Chapter 4 addresses the cornerstones of modern theory. The use of high-frequency asymptotic approximations of the wavefield is a common theme in this chapter. The centerpiece of Chapter 4 is the geometrical theory of diffraction. This chapter includes defining works by Keller and others, along with the experimental results by Becknell and Coulson, which inspired Keller's theory.
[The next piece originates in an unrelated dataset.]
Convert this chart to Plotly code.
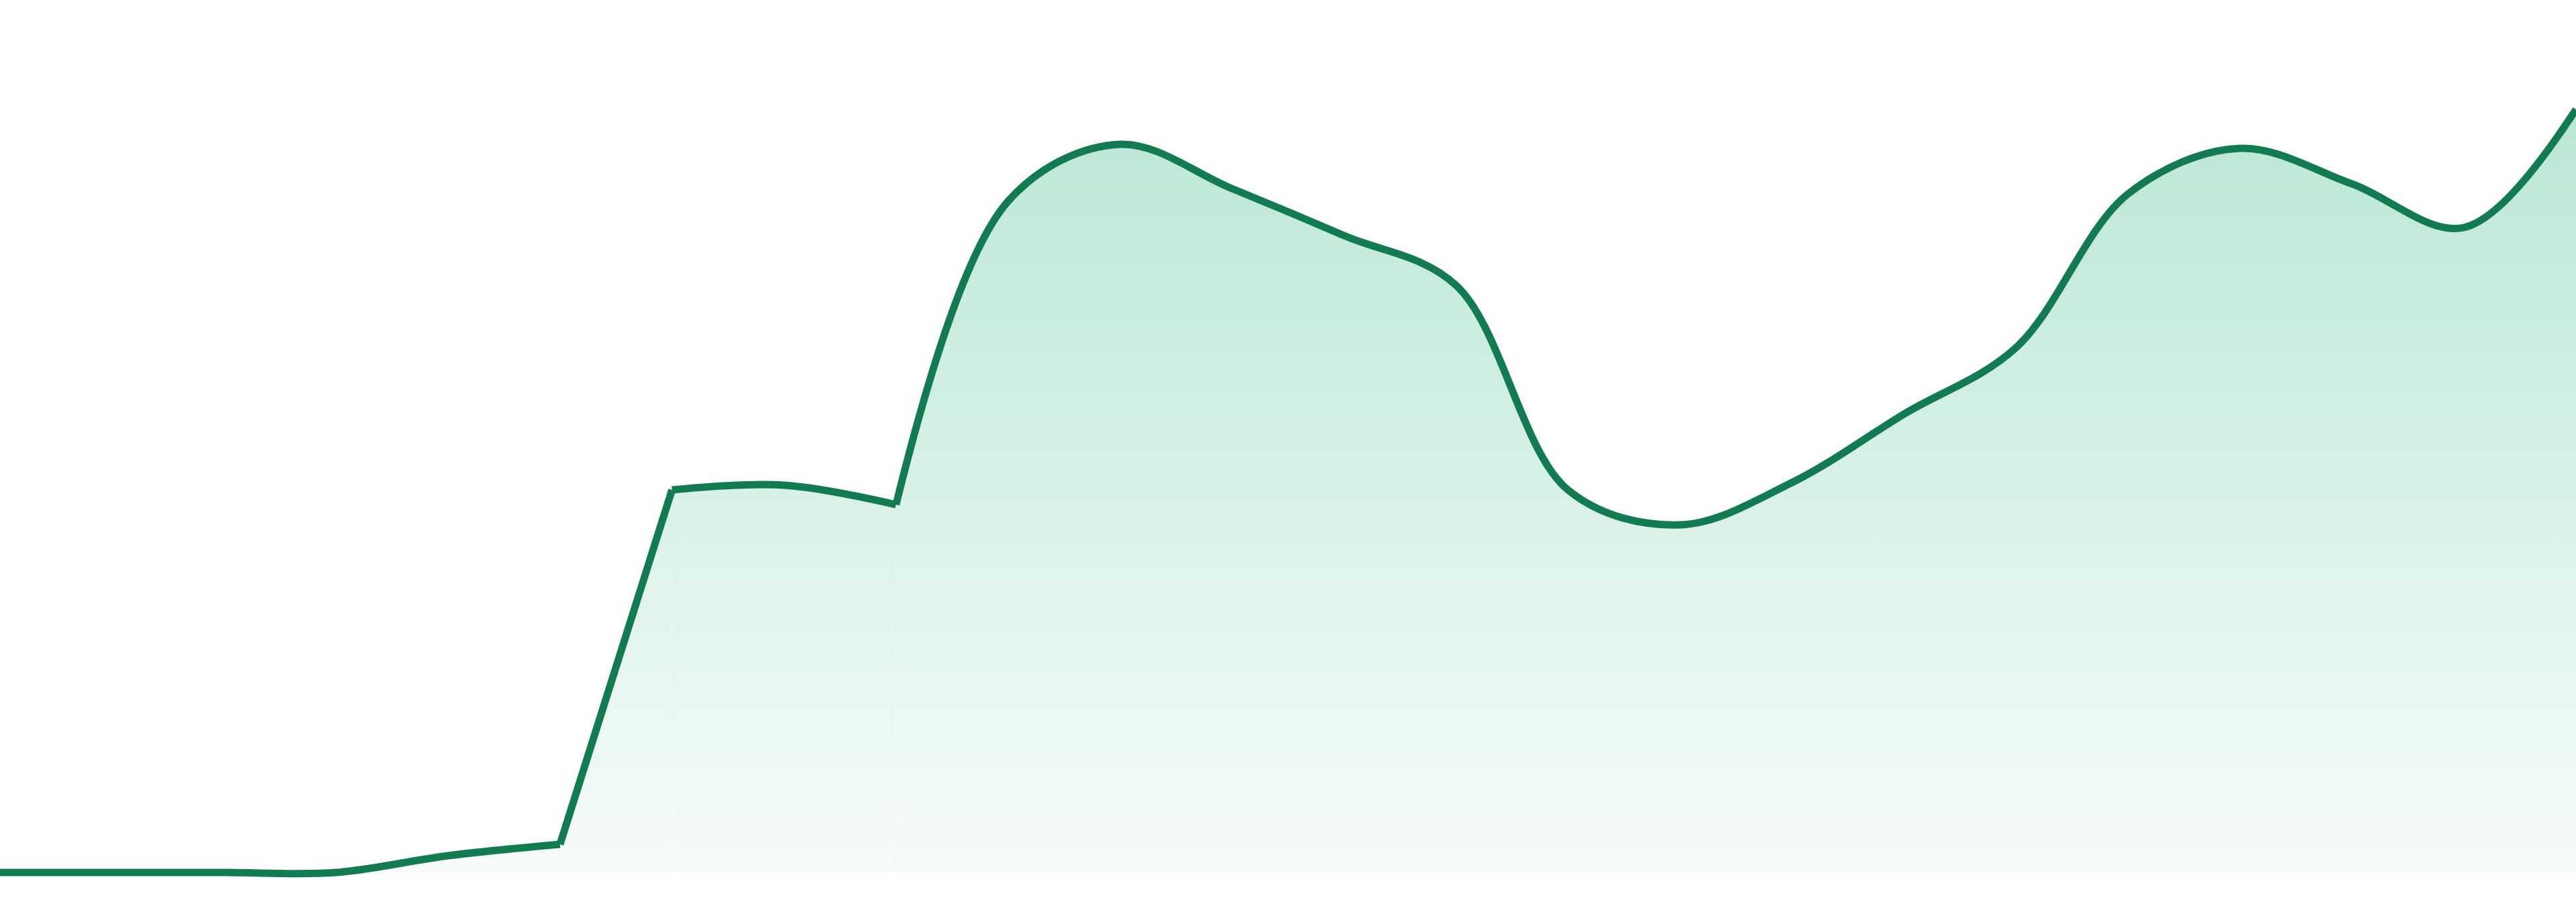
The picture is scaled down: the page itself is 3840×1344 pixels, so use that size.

Boundary-layer approximation is a second area of focus in Chapter 4. This deals with wavefield behavior in the penumbra at the shadow boundary where ray theory is not applicable. Here, the wave phenomenon is governed by Fock's equation of transverse diffusion (Fock et al., 1945), describing the energy flow from the illuminated zone into the shadow zone. Chapter 4 addresses the question of resolution for the inverse problem. Traditionally, this is defined in the classic paper by Rayleigh (included in Chapter 3), defining a measure of resolution known as the Rayleigh criterion. Other papers in this chapter deal with the quest toward superresolution, which aims at exceeding the Rayleigh resolution limit.

In Appendix A, we include a new translation of M. Alfred Cornu's work, defining what is now known as the Cornu spiral. Early modeling of the diffraction response was facilitated by Cornu's graphical representation of the Fresnel integral. The Cornu spiral is found in modern textbooks on diffraction because it provides an invaluable conceptual representation of the forward problem.

Appendix B features a new translation of a portion of Me´moires d'optique me´te´orologique by Jacques M. Babinet. A fundamental symmetry of the diffraction response is given by Babinet's principle — an intriguing phenomenon in which, for example, the diffraction response of an aperture is complementary to that of an opaque object of the same dimensions. Appendix B also features Louis Albert Necker, describing the author's paradoxical observations that inspired Babinet's principle.